**Data provided**
********

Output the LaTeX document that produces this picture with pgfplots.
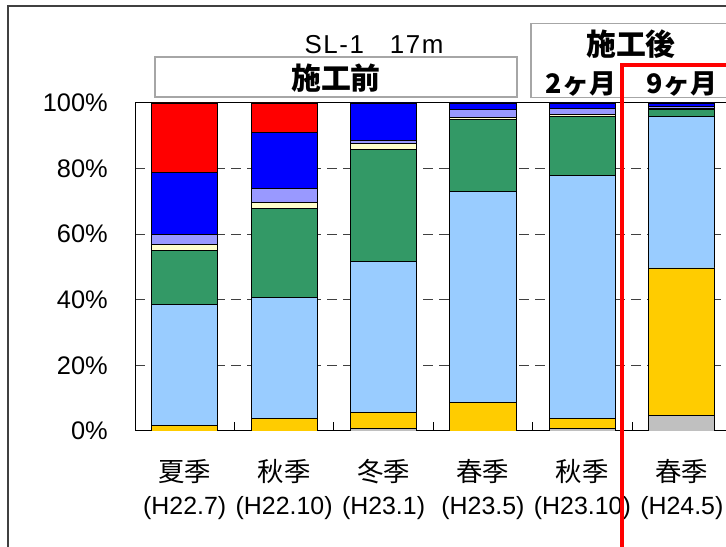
\documentclass[border=0pt]{standalone}
\usepackage{pgfplots}
\pgfplotsset{compat=1.18}
\usepackage{fontspec}
\setmainfont{Liberation Sans}
\newfontfamily\jp{Noto Sans CJK JP}
\newfontfamily\jpheavy{Noto Sans CJK JP Black}
\newfontfamily\spaced{Liberation Sans}[LetterSpace=6]

\definecolor{cGray}{HTML}{C0C0C0}
\definecolor{cGold}{HTML}{FFCC00}
\definecolor{cSky}{HTML}{99CCFF}
\definecolor{cGreen}{HTML}{339966}
\definecolor{cCream}{HTML}{FFFFCC}
\definecolor{cLav}{HTML}{9999FF}
\definecolor{cBlue}{HTML}{0000FF}
\definecolor{cRed}{HTML}{FF0000}
\definecolor{frameGray}{HTML}{404040}
\definecolor{boxGray}{HTML}{A6A6A6}

\begin{document}
\begin{tikzpicture}[x=1bp,y=1bp]
\useasboundingbox (0,0) rectangle (726,547);
\clip (0,0) rectangle (726,547);

% outer chart frame
\draw[frameGray,line width=1.5bp] (8,-10) -- (8,541) -- (760,541);

\begin{axis}[
  at={(135bp,116bp)}, anchor=south west,
  scale only axis, width=596.5bp, height=328bp,
  xmin=-0.5, xmax=5.5, ymin=0, ymax=100,
  ybar stacked, bar width=0.665,
  axis line style={black, line width=1bp},
  xtick={0,...,5},
  xticklabels={
    {{\jp\fontsize{26.5}{33}\selectfont 夏季}\\(H22.7)},
    {{\jp\fontsize{26.5}{33}\selectfont 秋季}\\(H22.10)},
    {{\jp\fontsize{26.5}{33}\selectfont 冬季}\\(H23.1)},
    {{\jp\fontsize{26.5}{33}\selectfont 春季}\\(H23.5)},
    {{\jp\fontsize{26.5}{33}\selectfont 秋季}\\(H23.10)},
    {{\jp\fontsize{26.5}{33}\selectfont 春季}\\(H24.5)}},
  minor xtick={-0.5,0.5,...,5.5},
  xtick pos=lower,
  major x tick style={draw=none},
  minor tick length=9bp,
  minor x tick style={black, line width=1bp},
  xticklabel style={align=center, anchor=north, inner sep=0pt,
    font=\fontsize{25}{33}\selectfont},
  xticklabel shift=28bp,
  ytick={0,20,40,60,80,100},
  yticklabels={0\%,20\%,40\%,60\%,80\%,100\%},
  ytick pos=left,
  major y tick style={draw=none},
  yticklabel style={anchor=east, inner sep=0pt,
    font=\fontsize{25.5}{30}\selectfont},
  yticklabel shift=27bp,
  ymajorgrids,
  major grid style={frameGray, line width=1bp, dash pattern=on 10bp off 6bp},
  every axis plot/.append style={draw=black, line width=0.9bp},
]
\addplot[fill=cGray]     coordinates {(0,0)    (1,0)    (2,0.8)  (3,0)    (4,0.8)  (5,4.8)};
\addplot[fill=cGold]     coordinates {(0,1.7)  (1,3.9)  (2,4.8)  (3,8.6)  (4,3.1)  (5,44.9)};
\addplot[fill=cSky]      coordinates {(0,37.0) (1,36.9) (2,46.2) (3,64.5) (4,74.0) (5,46.1)};
\addplot[fill=cGreen]    coordinates {(0,16.3) (1,27.1) (2,34.0) (3,21.8) (4,17.9) (5,2.3)};
\addplot[fill=cCream]    coordinates {(0,1.8)  (1,1.8)  (2,1.8)  (3,0.8)  (4,0.8)  (5,0.3)};
\addplot[fill=cLav]      coordinates {(0,3.2)  (1,4.1)  (2,0.9)  (3,2.4)  (4,1.7)  (5,0.6)};
\addplot[fill=cBlue]     coordinates {(0,18.9) (1,17.2) (2,11.5) (3,1.9)  (4,1.7)  (5,1.0)};
\addplot[fill=cRed]      coordinates {(0,21.1) (1,9.0)  (2,0)    (3,0)    (4,0)    (5,0)};
\end{axis}

% station title
\node[font=\spaced\fontsize{26}{30}\selectfont] at (374,502) {SL-1\hspace{26bp}17m};

% before / after construction headers
\draw[boxGray,line width=1.5bp,fill=white] (155,450) rectangle (517,490);
\node[font=\jpheavy\fontsize{30}{32}\selectfont] at (336,469) {施工前};
\draw[boxGray,line width=1.5bp,fill=white] (531,449.5) rectangle (760,523.5);
\node[font=\jpheavy\fontsize{30}{32}\selectfont] at (631,503) {施工後};
\node[font=\jpheavy\fontsize{27}{30}\selectfont] at (581,463) {2ヶ月};
\node[font=\jpheavy\fontsize{27}{30}\selectfont] at (682,463) {9ヶ月};

% highlight of the 9-month survey
\draw[cRed,line width=3.5bp] (622,-10) -- (622,482) -- (760,482);
\end{tikzpicture}
\end{document}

********

**Exercise objective**
In your copy, leave out the pictures and reproduce the material above exactly.

**The solution**
Output the LaTeX document that produces this picture with pgfplots.
\documentclass[border=0pt]{standalone}
\usepackage{pgfplots}
\pgfplotsset{compat=1.18}
\usepackage{fontspec}
\setmainfont{Liberation Sans}
\newfontfamily\jp{Noto Sans CJK JP}
\newfontfamily\jpheavy{Noto Sans CJK JP Black}
\newfontfamily\spaced{Liberation Sans}[LetterSpace=6]

\definecolor{cGray}{HTML}{C0C0C0}
\definecolor{cGold}{HTML}{FFCC00}
\definecolor{cSky}{HTML}{99CCFF}
\definecolor{cGreen}{HTML}{339966}
\definecolor{cCream}{HTML}{FFFFCC}
\definecolor{cLav}{HTML}{9999FF}
\definecolor{cBlue}{HTML}{0000FF}
\definecolor{cRed}{HTML}{FF0000}
\definecolor{frameGray}{HTML}{404040}
\definecolor{boxGray}{HTML}{A6A6A6}

\begin{document}
\begin{tikzpicture}[x=1bp,y=1bp]
\useasboundingbox (0,0) rectangle (726,547);
\clip (0,0) rectangle (726,547);

% outer chart frame
\draw[frameGray,line width=1.5bp] (8,-10) -- (8,541) -- (760,541);

\begin{axis}[
  at={(135bp,116bp)}, anchor=south west,
  scale only axis, width=596.5bp, height=328bp,
  xmin=-0.5, xmax=5.5, ymin=0, ymax=100,
  ybar stacked, bar width=0.665,
  axis line style={black, line width=1bp},
  xtick={0,...,5},
  xticklabels={
    {{\jp\fontsize{26.5}{33}\selectfont 夏季}\\(H22.7)},
    {{\jp\fontsize{26.5}{33}\selectfont 秋季}\\(H22.10)},
    {{\jp\fontsize{26.5}{33}\selectfont 冬季}\\(H23.1)},
    {{\jp\fontsize{26.5}{33}\selectfont 春季}\\(H23.5)},
    {{\jp\fontsize{26.5}{33}\selectfont 秋季}\\(H23.10)},
    {{\jp\fontsize{26.5}{33}\selectfont 春季}\\(H24.5)}},
  minor xtick={-0.5,0.5,...,5.5},
  xtick pos=lower,
  major x tick style={draw=none},
  minor tick length=9bp,
  minor x tick style={black, line width=1bp},
  xticklabel style={align=center, anchor=north, inner sep=0pt,
    font=\fontsize{25}{33}\selectfont},
  xticklabel shift=28bp,
  ytick={0,20,40,60,80,100},
  yticklabels={0\%,20\%,40\%,60\%,80\%,100\%},
  ytick pos=left,
  major y tick style={draw=none},
  yticklabel style={anchor=east, inner sep=0pt,
    font=\fontsize{25.5}{30}\selectfont},
  yticklabel shift=27bp,
  ymajorgrids,
  major grid style={frameGray, line width=1bp, dash pattern=on 10bp off 6bp},
  every axis plot/.append style={draw=black, line width=0.9bp},
]
\addplot[fill=cGray]     coordinates {(0,0)    (1,0)    (2,0.8)  (3,0)    (4,0.8)  (5,4.8)};
\addplot[fill=cGold]     coordinates {(0,1.7)  (1,3.9)  (2,4.8)  (3,8.6)  (4,3.1)  (5,44.9)};
\addplot[fill=cSky]      coordinates {(0,37.0) (1,36.9) (2,46.2) (3,64.5) (4,74.0) (5,46.1)};
\addplot[fill=cGreen]    coordinates {(0,16.3) (1,27.1) (2,34.0) (3,21.8) (4,17.9) (5,2.3)};
\addplot[fill=cCream]    coordinates {(0,1.8)  (1,1.8)  (2,1.8)  (3,0.8)  (4,0.8)  (5,0.3)};
\addplot[fill=cLav]      coordinates {(0,3.2)  (1,4.1)  (2,0.9)  (3,2.4)  (4,1.7)  (5,0.6)};
\addplot[fill=cBlue]     coordinates {(0,18.9) (1,17.2) (2,11.5) (3,1.9)  (4,1.7)  (5,1.0)};
\addplot[fill=cRed]      coordinates {(0,21.1) (1,9.0)  (2,0)    (3,0)    (4,0)    (5,0)};
\end{axis}

% station title
\node[font=\spaced\fontsize{26}{30}\selectfont] at (374,502) {SL-1\hspace{26bp}17m};

% before / after construction headers
\draw[boxGray,line width=1.5bp,fill=white] (155,450) rectangle (517,490);
\node[font=\jpheavy\fontsize{30}{32}\selectfont] at (336,469) {施工前};
\draw[boxGray,line width=1.5bp,fill=white] (531,449.5) rectangle (760,523.5);
\node[font=\jpheavy\fontsize{30}{32}\selectfont] at (631,503) {施工後};
\node[font=\jpheavy\fontsize{27}{30}\selectfont] at (581,463) {2ヶ月};
\node[font=\jpheavy\fontsize{27}{30}\selectfont] at (682,463) {9ヶ月};

% highlight of the 9-month survey
\draw[cRed,line width=3.5bp] (622,-10) -- (622,482) -- (760,482);
\end{tikzpicture}
\end{document}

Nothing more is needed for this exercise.